6176. — À M. LE MARQUIS D’ARGENCE DE DIRAC.
4 décembre.

Je vous crois actuellement, monsieur, en train d’être grand-père, car je m’imagine qu’on ne perd pas son temps dans votre beau climat. Notre petite Dupuits a perdu le sien : elle s’est avisée d’accoucher avant sept mois d’un petit drôle gros comme le pouce, qui a vécu environ deux heures. On était fort en peine de savoir s’il avait l’honneur de posséder une âme : père Adam, qui doit s’y connaître, et qui ne s’y connaît guère, n’était pas là pour décider la question ; une fille l’a baptisé à tout hasard, après quoi il est allé tout droit en paradis, où votre archevêque d’Auch[1] prétend que je n’irai jamais. Mais il devrait savoir que ce sont les calomniateurs qui en sont exclus, et que la porte est ouverte aux calomniés qui pardonnent et qui font du bien.

Permettez-moi de présenter mes respects à toute votre famille présente et à venir. Tout Ferney vous fait les plus sincères compliments.


6177. — À M. SAURIN.
4 décembre.

Je soupçonne, monsieur, qu’il en est à peu près aujourd’hui comme de mon temps. Il y avait tout au plus aux premières représentations une centaine de gens raisonnables ; c’est pour ceux-là que vous avez écrit. Votre pièce est remplie de traits qui valent mieux à mon gré que bien des pièces nouvelles qui ont eu de grands succès. On y voit à tout moment l’empreinte d’un esprit supérieur, et vous ne ferez jamais rien qui ne vous fasse beaucoup d’honneur auprès des sages.

Il me paraît que madame votre femme est de ce nombre, puisqu’elle sent votre mérite et qu’elle vous rend heureux ; c’est une preuve qu’elle l’est aussi. Je vous en fais à tous deux mes très-tendres compliments.

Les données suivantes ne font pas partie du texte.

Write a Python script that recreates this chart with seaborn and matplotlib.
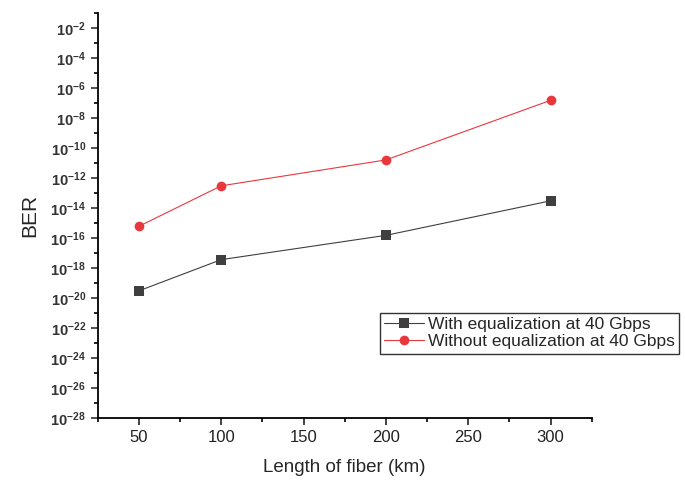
import numpy as np
import pandas as pd
import matplotlib
matplotlib.use("Agg")
import matplotlib.pyplot as plt
import matplotlib.ticker as mticker
import seaborn as sns

# Fiber lengths (km) and measured bit error rates
lengths = [50, 100, 200, 300]
ber_with_eq = [3e-20, 3.6e-18, 1.5e-16, 3e-14]
ber_without_eq = [6e-16, 3e-13, 1.6e-11, 1.5e-7]
series_names = ["With equalization at 40 Gbps", "Without equalization at 40 Gbps"]

df = pd.DataFrame({
    "Length": lengths * 2,
    "BER": ber_with_eq + ber_without_eq,
    "Series": [series_names[0]] * len(lengths) + [series_names[1]] * len(lengths),
})

sns.set_style("ticks")
plt.rcParams["font.family"] = ["Liberation Sans", "DejaVu Sans"]
plt.rcParams["mathtext.fontset"] = "custom"
plt.rcParams["mathtext.rm"] = "Liberation Sans"
plt.rcParams["mathtext.it"] = "Liberation Sans"
plt.rcParams["mathtext.bf"] = "Liberation Sans:bold"

fig = plt.figure(figsize=(6.85, 4.86), dpi=100)
ax = fig.add_axes([0.1426, 0.1399, 0.7212, 0.8334])

palette = {series_names[0]: "#3f3f3f", series_names[1]: "#e8383d"}
sns.lineplot(data=df, x="Length", y="BER", hue="Series", style="Series",
             palette=palette, markers={series_names[0]: "s", series_names[1]: "o"},
             dashes=False, markersize=7, linewidth=0.8, markeredgewidth=0,
             ax=ax, legend=True)

ax.set_yscale("log")
ax.set_ylim(1e-28, 1e-1)
ax.set_xlim(25, 325)

ax.xaxis.set_major_locator(mticker.FixedLocator([50, 100, 150, 200, 250, 300]))
ax.xaxis.set_minor_locator(mticker.FixedLocator([25, 75, 125, 175, 225, 275, 325]))
ax.xaxis.set_minor_formatter(mticker.NullFormatter())
major_exp = list(range(-28, -1, 2))
ax.yaxis.set_major_locator(mticker.FixedLocator([10.0 ** e for e in major_exp]))
ax.yaxis.set_minor_locator(mticker.FixedLocator([10.0 ** e for e in range(-27, 0, 2)]))
ax.yaxis.set_major_formatter(mticker.FuncFormatter(
    lambda v, p: r"$\mathbf{10^{%d}}$" % int(round(np.log10(v)))))
ax.yaxis.set_minor_formatter(mticker.NullFormatter())

ax.tick_params(axis="both", which="major", direction="out", length=5, width=1.2,
               color="black")
ax.tick_params(axis="both", which="minor", direction="out", length=3, width=1.2,
               color="black")
ax.tick_params(axis="y", labelsize=10.5, colors="#333333")
ax.tick_params(axis="x", labelsize=12, colors="#222222")

sns.despine(ax=ax)
for side in ("left", "bottom"):
    ax.spines[side].set_linewidth(1.3)
    ax.spines[side].set_color("black")

ax.set_xlabel("Length of fiber (km)", fontsize=13.5, labelpad=10)
ax.set_ylabel("BER", fontsize=15, labelpad=8)

handles, labels = ax.get_legend_handles_labels()
leg = ax.legend(handles, labels, loc="upper left",
                bbox_to_anchor=(380 / 685, (486 - 313) / 486),
                bbox_transform=fig.transFigure, borderaxespad=0,
                frameon=True, fancybox=False, fontsize=12.5,
                handlelength=2.3, handletextpad=0.2, borderpad=0.25,
                labelspacing=0.1)
leg.get_frame().set_edgecolor("black")
leg.get_frame().set_linewidth(1.0)

fig.savefig("out.png", dpi=100)
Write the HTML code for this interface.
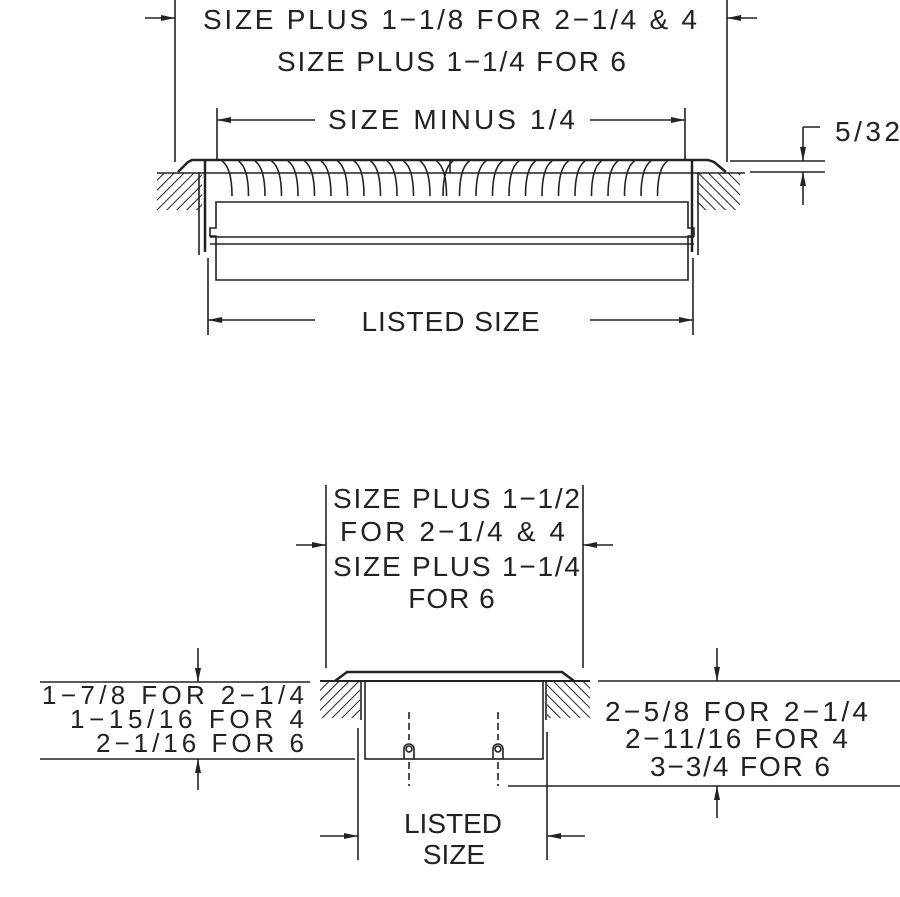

Quant aux Anglais, je ne peux vous savoir mauvais gré de vous être un peu moqué de Gilles Shakespeare[2]. C’était un sau-

  1. Dans un Mandement de 1764 ; voyez tome XXV, page 469.
  2. Dans la préface de son Orpheline léguée, Saurin parlait des monstrueuses absurdités des pièces de Shakespeare.